Velocity field simulated in a CFD program. Cell positions are tracked to compute the light that they perceive; the growth rate of each cell can then be estimated
Microalgae growth is highly affected by the light intensity that they receive. Lack of light drives slow growth, whereas over-exposition to strong light can damage certain proteins on the cells and slow down the photon harvesting process. Typically, both conditions are present in photobioreactors: one single cell can perceive low light in the deepest part of the culture and suddenly, due to mixing, go to the most illuminated part driving photoinhibition. We do not fully understand how the exposition to a strong light gradient in the culture affects the growth of each individual cell, yet some mathematical models are able to predict the production of microalgae in some conditions.

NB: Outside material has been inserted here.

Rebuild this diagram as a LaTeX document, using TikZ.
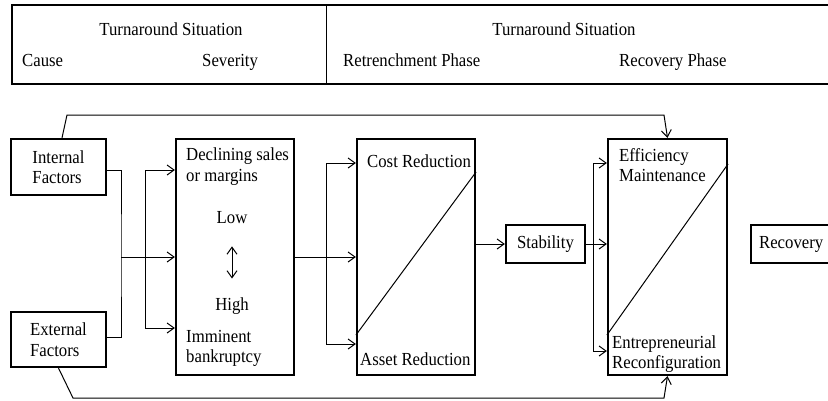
\documentclass[tikz,border=0pt]{standalone}
\usepackage{fontspec}
\setmainfont{Liberation Serif}[FakeStretch=0.91]
\usetikzlibrary{arrows.meta, positioning}

\begin{document}
\begin{tikzpicture}[x=1pt, y=-1pt,
    font=\fontsize{18.4}{20.5}\selectfont,
    box/.style={draw, line width=2.2pt, inner sep=0pt},
    link/.style={line width=1pt},
    arr/.style={link, -{Straight Barb[length=7pt, width=10pt]}},
    dbl/.style={link, {Straight Barb[length=7pt, width=10pt]}-{Straight Barb[length=7pt, width=10pt]}},
    lbl/.style={anchor=base west, inner sep=0pt}]

  \useasboundingbox (0,0) rectangle (828,400);

  % header table
  \draw[line width=2.6pt] (840,5) -- (12,5) -- (12,84) -- (840,84);
  \draw[link] (326,5) -- (326,84);
  \node[anchor=base, inner sep=0pt] (sit1) at (171,35) {Turnaround Situation};
  \node[anchor=base, inner sep=0pt] (sit2) at (564,35) {Turnaround Situation};
  \node[lbl] (cause) at (22,66) {Cause};
  \node[lbl] (severity) at (202,66) {Severity};
  \node[lbl] (retrph) at (343,66) {Retrenchment Phase};
  \node[lbl] (recph) at (619,66) {Recovery Phase};

  % boxes
  \node[box, minimum width=95pt, minimum height=56pt, align=left] (intf) at (58.5,167) {Internal\\Factors};
  \node[box, minimum width=95pt, minimum height=55pt, align=left] (extf) at (58.5,339.5) {External\\Factors};
  \node[box, minimum width=118pt, minimum height=236pt] (sever) at (235,257) {};
  \node[box, minimum width=118pt, minimum height=236pt] (retr) at (416,257) {};
  \node[box, minimum width=79pt, minimum height=38pt] (stab) at (545.5,244) {Stability};
  \node[box, minimum width=119pt, minimum height=236pt] (recp) at (667.5,257) {};
  \node[box, minimum height=38pt, inner xsep=8pt, anchor=west] (recov) at (750,244) {Recovery};

  % texts in the boxes
  \node[lbl] (dec1) at (186,160) {Declining sales};
  \node[lbl] (dec2) at (186,181) {or margins};
  \node[anchor=base, inner sep=0pt] (low) at (232,223) {Low};
  \node[anchor=base, inner sep=0pt] (high) at (232,310) {High};
  \node[lbl] (imm1) at (186,342) {Imminent};
  \node[lbl] (imm2) at (186,362) {bankruptcy};
  \node[lbl] (cost) at (367,167) {Cost Reduction};
  \node[lbl] (asset) at (360,365) {Asset Reduction};
  \node[lbl] (eff1) at (619,161) {Efficiency};
  \node[lbl] (eff2) at (619,181) {Maintenance};
  \node[lbl] (ent1) at (612,348) {Entrepreneurial};
  \node[lbl] (ent2) at (612,368) {Reconfiguration};
  \draw[dbl, shorten <=23pt, shorten >=18.5pt] (low.south) -- (high.north);

  % diagonals
  \draw[link] ([yshift=41pt]retr.south west) -- ([yshift=-34pt]retr.north east);
  \draw[link] ([yshift=41pt]recp.south west) -- ([yshift=-26pt]recp.north east);

  % connectors
  \coordinate (j1) at (121,257);
  \draw[link] ([yshift=-3pt]intf.east) -| (j1) |- ([yshift=2pt]extf.east);
  \draw[arr] (j1) -- (sever.west);
  \coordinate (j2) at (145,257);
  \draw[arr] (j2) |- ([yshift=87pt]sever.west);
  \draw[arr] (j2) |- ([yshift=-71pt]sever.west);

  \coordinate (j3) at (326,257);
  \draw[arr] (sever.east) -- (retr.west);
  \draw[arr] (j3) |- ([yshift=94pt]retr.west);
  \draw[arr] (j3) |- ([yshift=-87pt]retr.west);
  \draw[arr] (retr.east |- stab.west) -- (stab.west);

  \coordinate (j4) at (593,244);
  \draw[arr] (stab.east) -- (recp.west |- stab.east);
  \draw[arr] (j4) |- ([yshift=94pt]recp.west);
  \draw[arr] (j4) |- ([yshift=-94pt]recp.west);

  % feedback lines
  \draw[arr] ([xshift=3.5pt]intf.north) -- (67,115) -- (664,115) -- (recp.north);
  \draw[arr] (extf.south) -- (73,398) -- (664,398) -- (recp.south);
\end{tikzpicture}
\end{document}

In addition to the fact that microalgae face a strong light gradient in bioreactors, they have evolved adaptive mechanisms to overcome photoinhibition, the so-called photoacclimation, in which each cell can modify the amount of pigments in order to avoid damage to the photosynthetic machinery. Both phenomena have different timescales: while the photodamage and recovery processes have timescales of minutes, photoacclimation has a timescale of days. Both phenomena affect the growth rate of the microalgae. Coupling two different models for different phenomena is challenging, especially if they have different timescales.
Mathematical models are calibrated on the basis of available experiments. The conditions under which
these experiments are performed are also important. Not all bioreactors have the same geometry and operating conditions; some of them have more than one species of microalgae, and the resulting interactions cannot be neglected. Moreover, some mathematical models can be very accurate in some conditions and useless in other situations. Modeling the growth rate of microalgae can be particularly complex.
A relevant issue is related to the scale-up from laboratory conditions to the industrial scale, where several processes must be optimized. Mathematical modeling plays an important role in this situation, where an accurate model can be used for monitoring, control, and optimization. Combining computational fluid dynamics (CFD) and biological models to estimate the growth rate in a bioreactor is getting more attention. By doing so, we can track the light history that a single algal cell perceives as it moves through the bioreactor (see image). We can then estimate the growth of a single cell and extrapolate to the entire bioreactor productivity. There are some obvious limitations: running a computational fluid dynamics model is expensive in terms of computational resources; moreover, since biological models were developed using experiments that have different configurations, there is no model that can perfectly describe the growth rate of a single cell.
To summarize, modeling the growth of a microalgae culture is a highly complex task, especially at industrial scales where many factors must be considered. These factors can be biological or specific to the bioreactor operation. Our goal is to create a model that can be used for monitoring and optimization of processes to obtain the best performance of the culture taking into account biological and operational factors.